▸ Material
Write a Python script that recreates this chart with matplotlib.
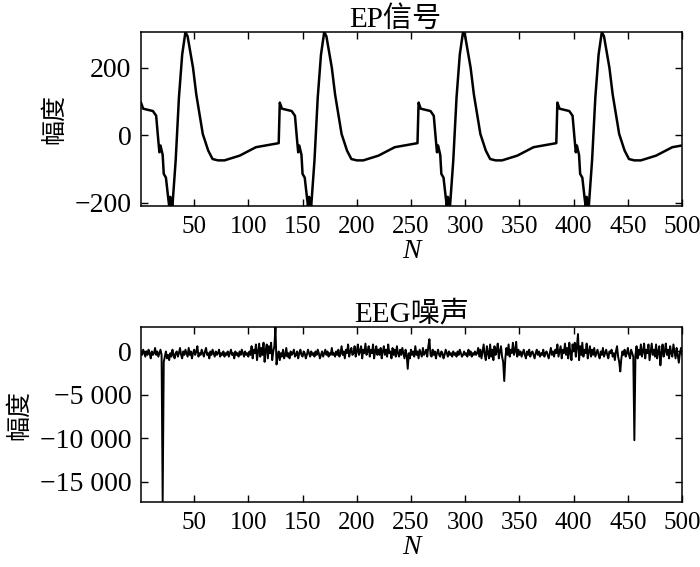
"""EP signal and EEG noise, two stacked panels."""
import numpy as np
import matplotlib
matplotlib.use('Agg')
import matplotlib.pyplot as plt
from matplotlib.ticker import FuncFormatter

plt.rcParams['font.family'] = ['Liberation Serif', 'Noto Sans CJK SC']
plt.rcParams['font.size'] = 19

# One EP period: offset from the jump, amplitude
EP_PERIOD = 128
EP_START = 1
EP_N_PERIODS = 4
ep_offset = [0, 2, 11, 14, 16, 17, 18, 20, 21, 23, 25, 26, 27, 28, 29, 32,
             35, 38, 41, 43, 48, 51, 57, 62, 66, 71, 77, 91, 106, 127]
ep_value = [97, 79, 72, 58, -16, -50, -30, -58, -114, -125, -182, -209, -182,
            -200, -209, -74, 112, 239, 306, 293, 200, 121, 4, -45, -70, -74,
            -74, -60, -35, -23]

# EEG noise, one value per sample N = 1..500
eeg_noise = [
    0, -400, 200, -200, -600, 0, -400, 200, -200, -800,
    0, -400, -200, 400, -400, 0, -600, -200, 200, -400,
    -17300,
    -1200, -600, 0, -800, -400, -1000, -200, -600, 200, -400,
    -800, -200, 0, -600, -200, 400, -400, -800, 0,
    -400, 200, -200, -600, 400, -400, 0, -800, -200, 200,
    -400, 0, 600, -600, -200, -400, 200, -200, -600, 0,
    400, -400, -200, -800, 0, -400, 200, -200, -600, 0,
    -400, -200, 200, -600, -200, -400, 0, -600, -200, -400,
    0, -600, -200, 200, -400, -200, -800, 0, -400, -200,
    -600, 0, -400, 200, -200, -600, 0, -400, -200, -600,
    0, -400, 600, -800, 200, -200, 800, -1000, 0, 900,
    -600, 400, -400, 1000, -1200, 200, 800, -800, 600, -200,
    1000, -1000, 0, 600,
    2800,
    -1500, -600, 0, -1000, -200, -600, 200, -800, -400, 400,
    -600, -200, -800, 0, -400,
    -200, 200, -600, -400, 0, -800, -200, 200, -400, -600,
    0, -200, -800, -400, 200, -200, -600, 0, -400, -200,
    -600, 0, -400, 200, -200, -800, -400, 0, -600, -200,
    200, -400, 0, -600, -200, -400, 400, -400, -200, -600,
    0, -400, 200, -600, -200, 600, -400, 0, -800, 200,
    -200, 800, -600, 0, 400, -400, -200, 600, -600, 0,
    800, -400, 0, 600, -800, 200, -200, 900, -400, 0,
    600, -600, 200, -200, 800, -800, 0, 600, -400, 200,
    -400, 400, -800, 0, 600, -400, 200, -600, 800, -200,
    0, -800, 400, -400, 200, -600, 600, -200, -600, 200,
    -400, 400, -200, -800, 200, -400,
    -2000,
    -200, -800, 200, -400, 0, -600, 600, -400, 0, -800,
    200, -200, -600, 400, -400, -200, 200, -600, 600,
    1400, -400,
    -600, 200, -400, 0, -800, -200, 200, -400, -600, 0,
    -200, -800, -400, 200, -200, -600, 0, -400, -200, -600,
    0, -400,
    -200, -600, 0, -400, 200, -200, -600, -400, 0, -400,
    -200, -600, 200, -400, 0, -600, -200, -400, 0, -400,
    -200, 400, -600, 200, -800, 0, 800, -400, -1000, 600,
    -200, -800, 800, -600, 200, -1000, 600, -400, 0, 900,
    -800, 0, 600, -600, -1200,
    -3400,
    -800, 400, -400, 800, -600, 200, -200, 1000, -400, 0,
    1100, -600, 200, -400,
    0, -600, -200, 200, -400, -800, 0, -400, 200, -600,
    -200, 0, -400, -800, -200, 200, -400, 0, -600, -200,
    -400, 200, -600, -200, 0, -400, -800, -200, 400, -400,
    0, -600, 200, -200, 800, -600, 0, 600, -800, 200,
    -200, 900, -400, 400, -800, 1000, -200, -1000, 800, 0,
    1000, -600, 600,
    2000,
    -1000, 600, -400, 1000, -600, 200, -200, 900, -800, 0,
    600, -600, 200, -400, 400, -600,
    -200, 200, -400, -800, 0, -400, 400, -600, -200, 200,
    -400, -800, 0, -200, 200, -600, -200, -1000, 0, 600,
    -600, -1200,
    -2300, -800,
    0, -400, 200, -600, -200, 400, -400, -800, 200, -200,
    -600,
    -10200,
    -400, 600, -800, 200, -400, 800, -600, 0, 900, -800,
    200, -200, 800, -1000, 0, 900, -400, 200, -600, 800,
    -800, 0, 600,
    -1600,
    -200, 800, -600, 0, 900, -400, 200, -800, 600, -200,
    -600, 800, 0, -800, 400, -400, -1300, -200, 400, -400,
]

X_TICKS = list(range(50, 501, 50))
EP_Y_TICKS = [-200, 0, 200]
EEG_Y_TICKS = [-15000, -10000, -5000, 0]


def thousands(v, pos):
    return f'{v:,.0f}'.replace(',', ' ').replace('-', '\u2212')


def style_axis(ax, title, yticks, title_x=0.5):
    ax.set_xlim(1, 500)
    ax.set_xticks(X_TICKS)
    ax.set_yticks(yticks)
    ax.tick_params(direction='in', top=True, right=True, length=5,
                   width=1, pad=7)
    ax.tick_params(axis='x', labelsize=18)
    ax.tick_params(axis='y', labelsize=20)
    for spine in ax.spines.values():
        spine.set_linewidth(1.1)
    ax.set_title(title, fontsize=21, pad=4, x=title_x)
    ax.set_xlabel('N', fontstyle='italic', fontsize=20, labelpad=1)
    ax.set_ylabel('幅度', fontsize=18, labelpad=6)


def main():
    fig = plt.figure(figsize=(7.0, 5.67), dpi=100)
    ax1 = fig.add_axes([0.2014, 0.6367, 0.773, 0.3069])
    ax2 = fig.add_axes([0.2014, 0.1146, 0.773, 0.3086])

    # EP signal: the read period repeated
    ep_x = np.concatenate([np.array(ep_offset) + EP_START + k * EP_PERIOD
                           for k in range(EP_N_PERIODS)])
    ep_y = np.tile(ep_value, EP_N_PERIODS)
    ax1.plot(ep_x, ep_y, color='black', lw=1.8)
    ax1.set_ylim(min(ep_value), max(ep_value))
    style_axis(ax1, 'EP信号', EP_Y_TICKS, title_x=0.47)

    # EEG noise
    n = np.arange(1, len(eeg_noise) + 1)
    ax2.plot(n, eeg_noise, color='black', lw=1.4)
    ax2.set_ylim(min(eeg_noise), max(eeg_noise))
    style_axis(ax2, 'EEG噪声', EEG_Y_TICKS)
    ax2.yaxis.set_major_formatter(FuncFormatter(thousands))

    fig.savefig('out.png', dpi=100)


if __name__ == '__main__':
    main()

▸ Aim of the task
Copy the whole listing above word for word but do not carry over the pictures.

▸ Complete response
Write a Python script that recreates this chart with matplotlib.
"""EP signal and EEG noise, two stacked panels."""
import numpy as np
import matplotlib
matplotlib.use('Agg')
import matplotlib.pyplot as plt
from matplotlib.ticker import FuncFormatter

plt.rcParams['font.family'] = ['Liberation Serif', 'Noto Sans CJK SC']
plt.rcParams['font.size'] = 19

# One EP period: offset from the jump, amplitude
EP_PERIOD = 128
EP_START = 1
EP_N_PERIODS = 4
ep_offset = [0, 2, 11, 14, 16, 17, 18, 20, 21, 23, 25, 26, 27, 28, 29, 32,
             35, 38, 41, 43, 48, 51, 57, 62, 66, 71, 77, 91, 106, 127]
ep_value = [97, 79, 72, 58, -16, -50, -30, -58, -114, -125, -182, -209, -182,
            -200, -209, -74, 112, 239, 306, 293, 200, 121, 4, -45, -70, -74,
            -74, -60, -35, -23]

# EEG noise, one value per sample N = 1..500
eeg_noise = [
    0, -400, 200, -200, -600, 0, -400, 200, -200, -800,
    0, -400, -200, 400, -400, 0, -600, -200, 200, -400,
    -17300,
    -1200, -600, 0, -800, -400, -1000, -200, -600, 200, -400,
    -800, -200, 0, -600, -200, 400, -400, -800, 0,
    -400, 200, -200, -600, 400, -400, 0, -800, -200, 200,
    -400, 0, 600, -600, -200, -400, 200, -200, -600, 0,
    400, -400, -200, -800, 0, -400, 200, -200, -600, 0,
    -400, -200, 200, -600, -200, -400, 0, -600, -200, -400,
    0, -600, -200, 200, -400, -200, -800, 0, -400, -200,
    -600, 0, -400, 200, -200, -600, 0, -400, -200, -600,
    0, -400, 600, -800, 200, -200, 800, -1000, 0, 900,
    -600, 400, -400, 1000, -1200, 200, 800, -800, 600, -200,
    1000, -1000, 0, 600,
    2800,
    -1500, -600, 0, -1000, -200, -600, 200, -800, -400, 400,
    -600, -200, -800, 0, -400,
    -200, 200, -600, -400, 0, -800, -200, 200, -400, -600,
    0, -200, -800, -400, 200, -200, -600, 0, -400, -200,
    -600, 0, -400, 200, -200, -800, -400, 0, -600, -200,
    200, -400, 0, -600, -200, -400, 400, -400, -200, -600,
    0, -400, 200, -600, -200, 600, -400, 0, -800, 200,
    -200, 800, -600, 0, 400, -400, -200, 600, -600, 0,
    800, -400, 0, 600, -800, 200, -200, 900, -400, 0,
    600, -600, 200, -200, 800, -800, 0, 600, -400, 200,
    -400, 400, -800, 0, 600, -400, 200, -600, 800, -200,
    0, -800, 400, -400, 200, -600, 600, -200, -600, 200,
    -400, 400, -200, -800, 200, -400,
    -2000,
    -200, -800, 200, -400, 0, -600, 600, -400, 0, -800,
    200, -200, -600, 400, -400, -200, 200, -600, 600,
    1400, -400,
    -600, 200, -400, 0, -800, -200, 200, -400, -600, 0,
    -200, -800, -400, 200, -200, -600, 0, -400, -200, -600,
    0, -400,
    -200, -600, 0, -400, 200, -200, -600, -400, 0, -400,
    -200, -600, 200, -400, 0, -600, -200, -400, 0, -400,
    -200, 400, -600, 200, -800, 0, 800, -400, -1000, 600,
    -200, -800, 800, -600, 200, -1000, 600, -400, 0, 900,
    -800, 0, 600, -600, -1200,
    -3400,
    -800, 400, -400, 800, -600, 200, -200, 1000, -400, 0,
    1100, -600, 200, -400,
    0, -600, -200, 200, -400, -800, 0, -400, 200, -600,
    -200, 0, -400, -800, -200, 200, -400, 0, -600, -200,
    -400, 200, -600, -200, 0, -400, -800, -200, 400, -400,
    0, -600, 200, -200, 800, -600, 0, 600, -800, 200,
    -200, 900, -400, 400, -800, 1000, -200, -1000, 800, 0,
    1000, -600, 600,
    2000,
    -1000, 600, -400, 1000, -600, 200, -200, 900, -800, 0,
    600, -600, 200, -400, 400, -600,
    -200, 200, -400, -800, 0, -400, 400, -600, -200, 200,
    -400, -800, 0, -200, 200, -600, -200, -1000, 0, 600,
    -600, -1200,
    -2300, -800,
    0, -400, 200, -600, -200, 400, -400, -800, 200, -200,
    -600,
    -10200,
    -400, 600, -800, 200, -400, 800, -600, 0, 900, -800,
    200, -200, 800, -1000, 0, 900, -400, 200, -600, 800,
    -800, 0, 600,
    -1600,
    -200, 800, -600, 0, 900, -400, 200, -800, 600, -200,
    -600, 800, 0, -800, 400, -400, -1300, -200, 400, -400,
]

X_TICKS = list(range(50, 501, 50))
EP_Y_TICKS = [-200, 0, 200]
EEG_Y_TICKS = [-15000, -10000, -5000, 0]


def thousands(v, pos):
    return f'{v:,.0f}'.replace(',', ' ').replace('-', '\u2212')


def style_axis(ax, title, yticks, title_x=0.5):
    ax.set_xlim(1, 500)
    ax.set_xticks(X_TICKS)
    ax.set_yticks(yticks)
    ax.tick_params(direction='in', top=True, right=True, length=5,
                   width=1, pad=7)
    ax.tick_params(axis='x', labelsize=18)
    ax.tick_params(axis='y', labelsize=20)
    for spine in ax.spines.values():
        spine.set_linewidth(1.1)
    ax.set_title(title, fontsize=21, pad=4, x=title_x)
    ax.set_xlabel('N', fontstyle='italic', fontsize=20, labelpad=1)
    ax.set_ylabel('幅度', fontsize=18, labelpad=6)


def main():
    fig = plt.figure(figsize=(7.0, 5.67), dpi=100)
    ax1 = fig.add_axes([0.2014, 0.6367, 0.773, 0.3069])
    ax2 = fig.add_axes([0.2014, 0.1146, 0.773, 0.3086])

    # EP signal: the read period repeated
    ep_x = np.concatenate([np.array(ep_offset) + EP_START + k * EP_PERIOD
                           for k in range(EP_N_PERIODS)])
    ep_y = np.tile(ep_value, EP_N_PERIODS)
    ax1.plot(ep_x, ep_y, color='black', lw=1.8)
    ax1.set_ylim(min(ep_value), max(ep_value))
    style_axis(ax1, 'EP信号', EP_Y_TICKS, title_x=0.47)

    # EEG noise
    n = np.arange(1, len(eeg_noise) + 1)
    ax2.plot(n, eeg_noise, color='black', lw=1.4)
    ax2.set_ylim(min(eeg_noise), max(eeg_noise))
    style_axis(ax2, 'EEG噪声', EEG_Y_TICKS)
    ax2.yaxis.set_major_formatter(FuncFormatter(thousands))

    fig.savefig('out.png', dpi=100)


if __name__ == '__main__':
    main()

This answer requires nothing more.